━━━━━ RAW DATA ━━━━━

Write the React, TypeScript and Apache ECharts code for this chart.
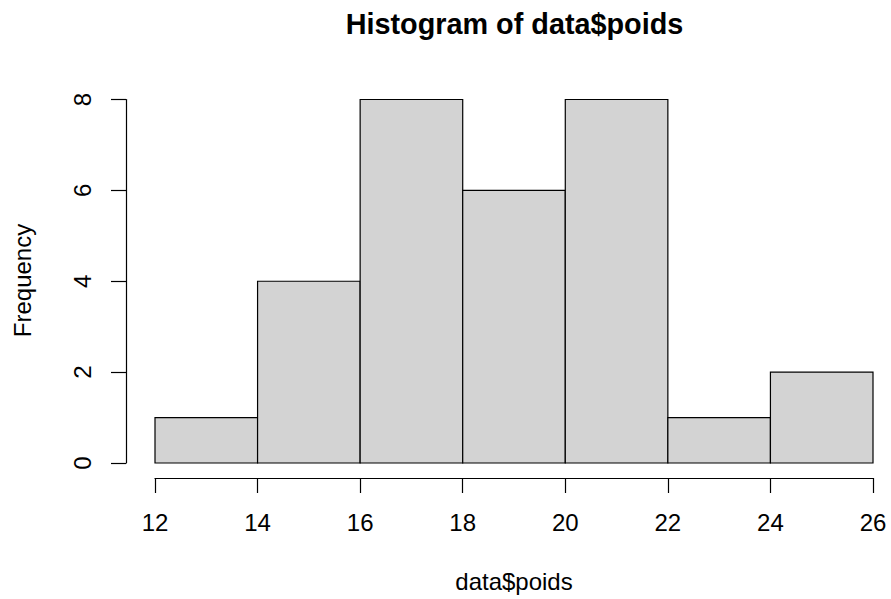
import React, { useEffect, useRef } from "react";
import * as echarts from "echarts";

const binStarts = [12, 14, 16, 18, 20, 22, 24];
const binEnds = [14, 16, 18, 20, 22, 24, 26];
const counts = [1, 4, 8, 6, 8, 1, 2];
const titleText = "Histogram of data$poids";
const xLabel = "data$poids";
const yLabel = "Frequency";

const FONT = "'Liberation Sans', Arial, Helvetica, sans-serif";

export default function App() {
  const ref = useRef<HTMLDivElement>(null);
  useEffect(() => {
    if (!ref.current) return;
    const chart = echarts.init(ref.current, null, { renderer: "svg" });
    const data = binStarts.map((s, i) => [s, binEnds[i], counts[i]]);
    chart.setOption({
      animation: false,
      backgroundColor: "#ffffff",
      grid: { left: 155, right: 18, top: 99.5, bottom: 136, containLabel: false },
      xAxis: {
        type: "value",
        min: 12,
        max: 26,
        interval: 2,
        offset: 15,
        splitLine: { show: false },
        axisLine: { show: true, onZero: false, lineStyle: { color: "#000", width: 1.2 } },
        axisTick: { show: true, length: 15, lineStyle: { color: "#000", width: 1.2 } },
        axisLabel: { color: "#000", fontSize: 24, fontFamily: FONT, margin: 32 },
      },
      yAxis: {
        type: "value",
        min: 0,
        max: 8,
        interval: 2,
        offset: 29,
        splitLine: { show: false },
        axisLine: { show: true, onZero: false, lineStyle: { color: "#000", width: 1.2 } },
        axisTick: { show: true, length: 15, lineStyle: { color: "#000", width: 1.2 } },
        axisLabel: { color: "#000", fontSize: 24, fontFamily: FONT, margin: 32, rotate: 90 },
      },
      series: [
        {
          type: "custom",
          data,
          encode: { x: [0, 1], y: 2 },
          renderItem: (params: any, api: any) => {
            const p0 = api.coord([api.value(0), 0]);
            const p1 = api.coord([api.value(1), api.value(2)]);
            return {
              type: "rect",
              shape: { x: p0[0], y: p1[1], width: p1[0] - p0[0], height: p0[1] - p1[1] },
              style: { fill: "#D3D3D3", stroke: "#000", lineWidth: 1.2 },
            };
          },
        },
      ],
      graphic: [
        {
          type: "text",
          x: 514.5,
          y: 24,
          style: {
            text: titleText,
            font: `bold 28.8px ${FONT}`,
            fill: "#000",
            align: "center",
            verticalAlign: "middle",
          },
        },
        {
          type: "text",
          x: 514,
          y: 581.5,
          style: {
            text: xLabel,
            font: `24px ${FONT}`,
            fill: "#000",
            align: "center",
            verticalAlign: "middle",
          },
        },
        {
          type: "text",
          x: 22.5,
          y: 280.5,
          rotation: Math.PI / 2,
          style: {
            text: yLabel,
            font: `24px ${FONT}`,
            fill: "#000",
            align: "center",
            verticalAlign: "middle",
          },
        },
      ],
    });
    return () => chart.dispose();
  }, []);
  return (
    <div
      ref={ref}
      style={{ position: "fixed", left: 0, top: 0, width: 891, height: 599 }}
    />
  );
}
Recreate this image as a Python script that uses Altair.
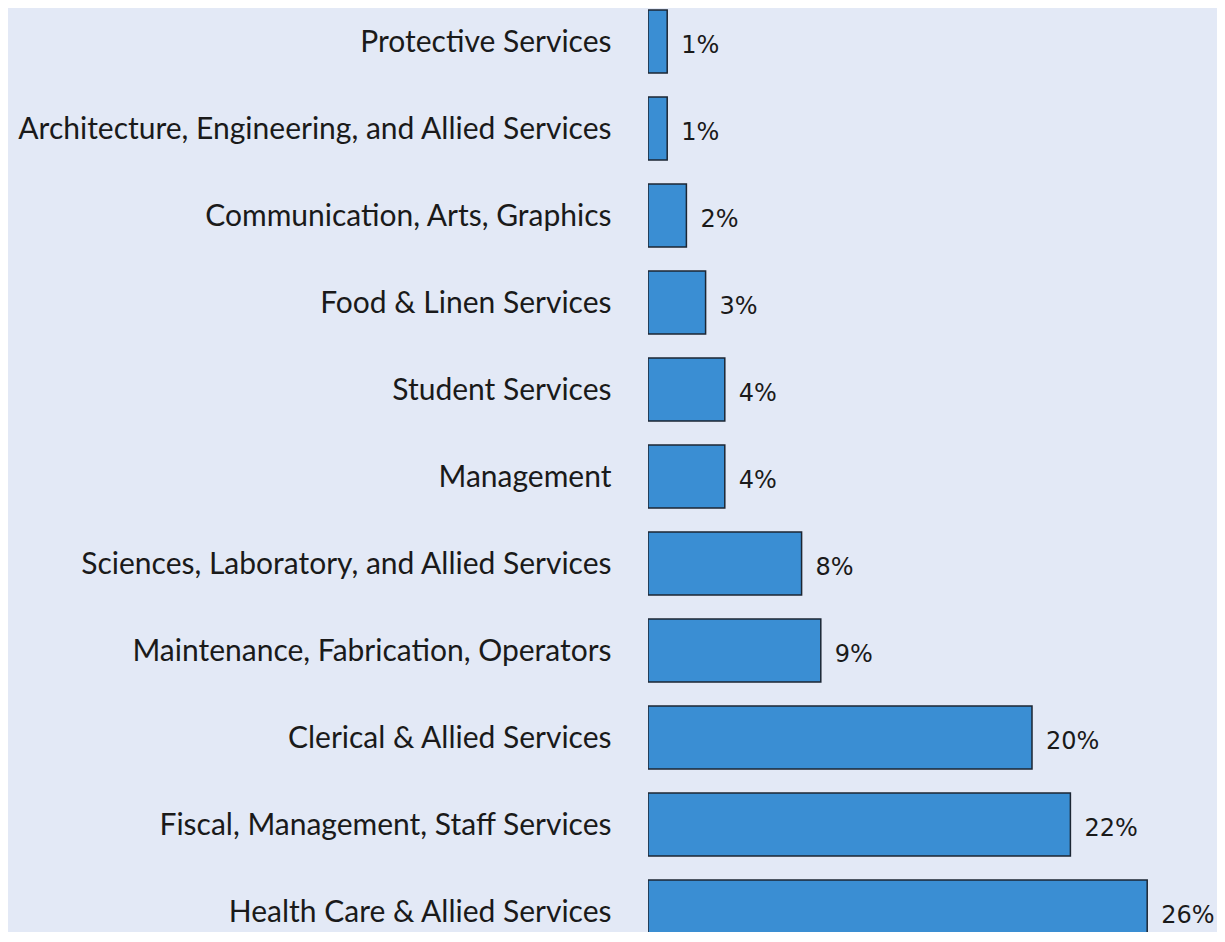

━━━━━

__WHAT YOU ARE ASKED TO DO__.
Each record above should come back exactly the same, only without its pictures.

__EXERCISE RESULT__.
Write the React, TypeScript and Apache ECharts code for this chart.
import React, { useEffect, useRef } from "react";
import * as echarts from "echarts";

const binStarts = [12, 14, 16, 18, 20, 22, 24];
const binEnds = [14, 16, 18, 20, 22, 24, 26];
const counts = [1, 4, 8, 6, 8, 1, 2];
const titleText = "Histogram of data$poids";
const xLabel = "data$poids";
const yLabel = "Frequency";

const FONT = "'Liberation Sans', Arial, Helvetica, sans-serif";

export default function App() {
  const ref = useRef<HTMLDivElement>(null);
  useEffect(() => {
    if (!ref.current) return;
    const chart = echarts.init(ref.current, null, { renderer: "svg" });
    const data = binStarts.map((s, i) => [s, binEnds[i], counts[i]]);
    chart.setOption({
      animation: false,
      backgroundColor: "#ffffff",
      grid: { left: 155, right: 18, top: 99.5, bottom: 136, containLabel: false },
      xAxis: {
        type: "value",
        min: 12,
        max: 26,
        interval: 2,
        offset: 15,
        splitLine: { show: false },
        axisLine: { show: true, onZero: false, lineStyle: { color: "#000", width: 1.2 } },
        axisTick: { show: true, length: 15, lineStyle: { color: "#000", width: 1.2 } },
        axisLabel: { color: "#000", fontSize: 24, fontFamily: FONT, margin: 32 },
      },
      yAxis: {
        type: "value",
        min: 0,
        max: 8,
        interval: 2,
        offset: 29,
        splitLine: { show: false },
        axisLine: { show: true, onZero: false, lineStyle: { color: "#000", width: 1.2 } },
        axisTick: { show: true, length: 15, lineStyle: { color: "#000", width: 1.2 } },
        axisLabel: { color: "#000", fontSize: 24, fontFamily: FONT, margin: 32, rotate: 90 },
      },
      series: [
        {
          type: "custom",
          data,
          encode: { x: [0, 1], y: 2 },
          renderItem: (params: any, api: any) => {
            const p0 = api.coord([api.value(0), 0]);
            const p1 = api.coord([api.value(1), api.value(2)]);
            return {
              type: "rect",
              shape: { x: p0[0], y: p1[1], width: p1[0] - p0[0], height: p0[1] - p1[1] },
              style: { fill: "#D3D3D3", stroke: "#000", lineWidth: 1.2 },
            };
          },
        },
      ],
      graphic: [
        {
          type: "text",
          x: 514.5,
          y: 24,
          style: {
            text: titleText,
            font: `bold 28.8px ${FONT}`,
            fill: "#000",
            align: "center",
            verticalAlign: "middle",
          },
        },
        {
          type: "text",
          x: 514,
          y: 581.5,
          style: {
            text: xLabel,
            font: `24px ${FONT}`,
            fill: "#000",
            align: "center",
            verticalAlign: "middle",
          },
        },
        {
          type: "text",
          x: 22.5,
          y: 280.5,
          rotation: Math.PI / 2,
          style: {
            text: yLabel,
            font: `24px ${FONT}`,
            fill: "#000",
            align: "center",
            verticalAlign: "middle",
          },
        },
      ],
    });
    return () => chart.dispose();
  }, []);
  return (
    <div
      ref={ref}
      style={{ position: "fixed", left: 0, top: 0, width: 891, height: 599 }}
    />
  );
}
Recreate this image as a Python script that uses Altair.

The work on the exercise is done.